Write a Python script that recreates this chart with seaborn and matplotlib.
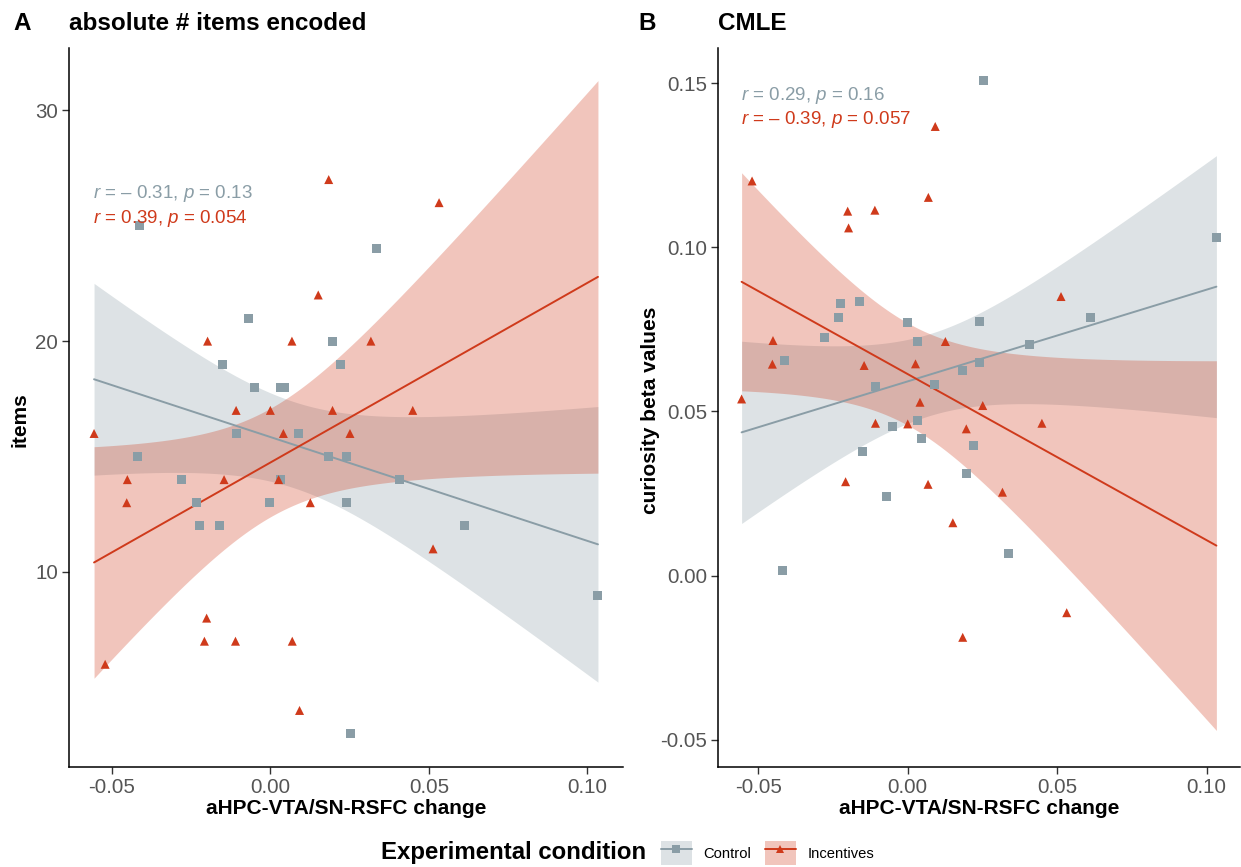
import numpy as np
import pandas as pd
import matplotlib
matplotlib.use("Agg")
import matplotlib.pyplot as plt
import seaborn as sns
from matplotlib.lines import Line2D
from matplotlib.patches import Patch
from matplotlib.ticker import FormatStrFormatter

# ---------------- data ----------------
ctrl_x = [-0.0414, -0.0070, 0.0197, -0.0150, 0.0221, -0.0050, 0.0033, 0.0045, -0.0108, 0.0090,
          -0.0419, 0.0182, 0.0239, -0.0280, 0.0033, -0.0232, -0.0002, 0.0240, -0.0224, -0.0161,
          0.0254, 0.0336, 0.0407, 0.0611, 0.1033]
ctrl_items = [25, 21, 20, 19, 19, 18, 18, 18, 16, 16,
              15, 15, 15, 14, 14, 13, 13, 13, 12, 12,
              3, 24, 14, 12, 9]
ctrl_beta = [0.0654, 0.0242, 0.0311, 0.0378, 0.0397, 0.0453, 0.0713, 0.0418, 0.0577, 0.0583,
             0.0016, 0.0625, 0.0649, 0.0724, 0.0472, 0.0785, 0.0770, 0.0773, 0.0828, 0.0836,
             0.1507, 0.0066, 0.0704, 0.0785, 0.1029]

inc_x = [0.0184, 0.0151, -0.0198, 0.0068, -0.0108, 0.0000, 0.0196, -0.0556, 0.0041, 0.0251,
         -0.0451, -0.0146, 0.0026, -0.0453, 0.0126, -0.0201, -0.0208, -0.0110, 0.0069, -0.0521,
         0.0092, 0.0532, 0.0317, 0.0449, 0.0513]
inc_items = [27, 22, 20, 20, 17, 17, 17, 16, 16, 16,
             14, 14, 14, 13, 13, 8, 7, 7, 7, 6,
             4, 26, 20, 17, 11]
inc_beta = [-0.0188, 0.0161, 0.1059, 0.0278, 0.0464, 0.0462, 0.0447, 0.0538, 0.0528, 0.0518,
            0.0716, 0.0640, 0.0645, 0.0644, 0.0713, 0.1110, 0.0286, 0.1113, 0.1152, 0.1202,
            0.1368, -0.0113, 0.0254, 0.0464, 0.0850]

conditions = ["Control", "Incentives"]
panel_letters = ["A", "B"]
panel_titles = ["absolute # items encoded", "CMLE"]
y_labels = ["items", "curiosity beta values"]
x_label = "aHPC-VTA/SN-RSFC change"
legend_title = "Experimental condition"
stats_A = ["$r$ = \u2013 0.31, $p$ = 0.13", "$r$ = 0.39, $p$ = 0.054"]
stats_B = ["$r$ = 0.29, $p$ = 0.16", "$r$ = \u2013 0.39, $p$ = 0.057"]
x_ticks = [-0.05, 0.00, 0.05, 0.10]
yA_ticks = [10, 20, 30]
yB_ticks = [-0.05, 0.00, 0.05, 0.10, 0.15]

df = pd.DataFrame({
    "x": ctrl_x + inc_x,
    "items": ctrl_items + inc_items,
    "beta": ctrl_beta + inc_beta,
    "cond": ["Control"] * len(ctrl_x) + ["Incentives"] * len(inc_x),
})

# ---------------- style ----------------
sns.set_theme(style="ticks")
plt.rcParams['font.family'] = ['Liberation Sans', 'DejaVu Sans']
plt.rcParams['mathtext.fontset'] = 'custom'
plt.rcParams['mathtext.it'] = 'Liberation Sans:italic'
plt.rcParams['mathtext.rm'] = 'Liberation Sans'
plt.rcParams['axes.unicode_minus'] = False
plt.rcParams['text.color'] = 'black'

GRAY = "#8A9DA6"
RED = "#CF3A1B"
colors = {"Control": GRAY, "Incentives": RED}
markers = {"Control": "s", "Incentives": "^"}
FILL_ALPHA = 0.29
T_CRIT = 2.069  # t(0.975, df=23)

W, H = 1241, 867
fig = plt.figure(figsize=(W / 100, H / 100), dpi=100)
axA = fig.add_axes([69 / W, 1 - 767 / H, (623 - 69) / W, (767 - 48) / H])
axB = fig.add_axes([718 / W, 1 - 767 / H, (1240 - 718) / W, (767 - 48) / H])


def draw(ax, ycol):
    xmin, xmax = df["x"].min(), df["x"].max()
    grid = np.linspace(xmin, xmax, 200)
    for cond in conditions:
        sub = df[df["cond"] == cond]
        x = sub["x"].to_numpy()
        y = sub[ycol].to_numpy(dtype=float)
        n = len(x)
        b1, b0 = np.polyfit(x, y, 1)
        fit = b0 + b1 * grid
        resid = y - (b0 + b1 * x)
        s = np.sqrt(np.sum(resid ** 2) / (n - 2))
        sxx = np.sum((x - x.mean()) ** 2)
        se = s * np.sqrt(1 / n + (grid - x.mean()) ** 2 / sxx)
        ax.fill_between(grid, fit - T_CRIT * se, fit + T_CRIT * se,
                        color=colors[cond], alpha=FILL_ALPHA, lw=0, zorder=1)
        sns.lineplot(x=grid, y=fit, color=colors[cond], lw=1.4, ax=ax, zorder=2)
    sns.scatterplot(data=df, x="x", y=ycol, hue="cond", style="cond",
                    palette=colors, markers=markers, s=42, edgecolor="none",
                    legend=False, ax=ax, zorder=3)
    ax.set_xlim(-0.0635, 0.1112)
    ax.set_xticks(x_ticks)
    ax.xaxis.set_major_formatter(FormatStrFormatter("%.2f"))
    ax.set_xlabel("")
    ax.set_ylabel("")
    for sp in ["top", "right"]:
        ax.spines[sp].set_visible(False)
    for sp in ["left", "bottom"]:
        ax.spines[sp].set_linewidth(1.1)
        ax.spines[sp].set_color("black")
    ax.tick_params(axis="both", length=5, width=1.0, color="#333333",
                   labelcolor="#555555", labelsize=14.8, pad=3)


draw(axA, "items")
axA.set_ylim(1.55, 32.7)
axA.set_yticks(yA_ticks)

draw(axB, "beta")
axB.set_ylim(-0.0583, 0.1607)
axB.set_yticks(yB_ticks)
axB.yaxis.set_major_formatter(FormatStrFormatter("%.2f"))

# correlation annotations
for ax, stats, ys in [(axA, stats_A, (26.4, 25.3)), (axB, stats_B, (0.1462, 0.1390))]:
    for txt, yy, cond in zip(stats, ys, conditions):
        ax.text(-0.0558, yy, txt, color=colors[cond], fontsize=13.5,
                ha="left", va="center", zorder=4)

# titles and labels
fig.text(13 / W, 1 - 24 / H, panel_letters[0], fontsize=17.5, fontweight="bold", va="center", ha="left")
fig.text(69 / W, 1 - 24 / H, panel_titles[0], fontsize=17.5, fontweight="bold", va="center", ha="left")
fig.text(638 / W, 1 - 24 / H, panel_letters[1], fontsize=17.5, fontweight="bold", va="center", ha="left")
fig.text(718 / W, 1 - 24 / H, panel_titles[1], fontsize=17.5, fontweight="bold", va="center", ha="left")

fig.text(346 / W, 1 - 808 / H, x_label, fontsize=15, fontweight="bold", ha="center", va="center")
fig.text(979 / W, 1 - 808 / H, x_label, fontsize=15, fontweight="bold", ha="center", va="center")
fig.text(20 / W, 1 - 420 / H, y_labels[0], fontsize=15, fontweight="bold", rotation=90,
         ha="center", va="center")
fig.text(650 / W, 1 - 410 / H, y_labels[1], fontsize=15, fontweight="bold", rotation=90,
         ha="center", va="center")

# legend
fig.text(381 / W, 1 - 853 / H, legend_title, fontsize=17.3, fontweight="bold", ha="left", va="center")
handles = []
for cond in conditions:
    patch = Patch(facecolor=colors[cond], alpha=FILL_ALPHA, edgecolor="none")
    line = Line2D([], [], color=colors[cond], lw=1.4, marker=markers[cond],
                  markersize=6, markeredgewidth=0)
    handles.append((patch, line))
fig.legend(handles, conditions, loc="center left", bbox_to_anchor=(661 / W, 1 - 853 / H),
           ncol=2, frameon=False, fontsize=10.6, handlelength=2.1, handleheight=2.1,
           handletextpad=0.8, columnspacing=0.9, borderaxespad=0, borderpad=0)

fig.savefig("out.png", dpi=100)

> _SHORT EXERCISE_: Write out again, exactly, the lines from the start of the listing up to the line containing "from matplotlib.ticker import", with both ends and without pictures.

> _REPLY TO THE TASK_:
Write a Python script that recreates this chart with seaborn and matplotlib.
import numpy as np
import pandas as pd
import matplotlib
matplotlib.use("Agg")
import matplotlib.pyplot as plt
import seaborn as sns
from matplotlib.lines import Line2D
from matplotlib.patches import Patch
from matplotlib.ticker import FormatStrFormatter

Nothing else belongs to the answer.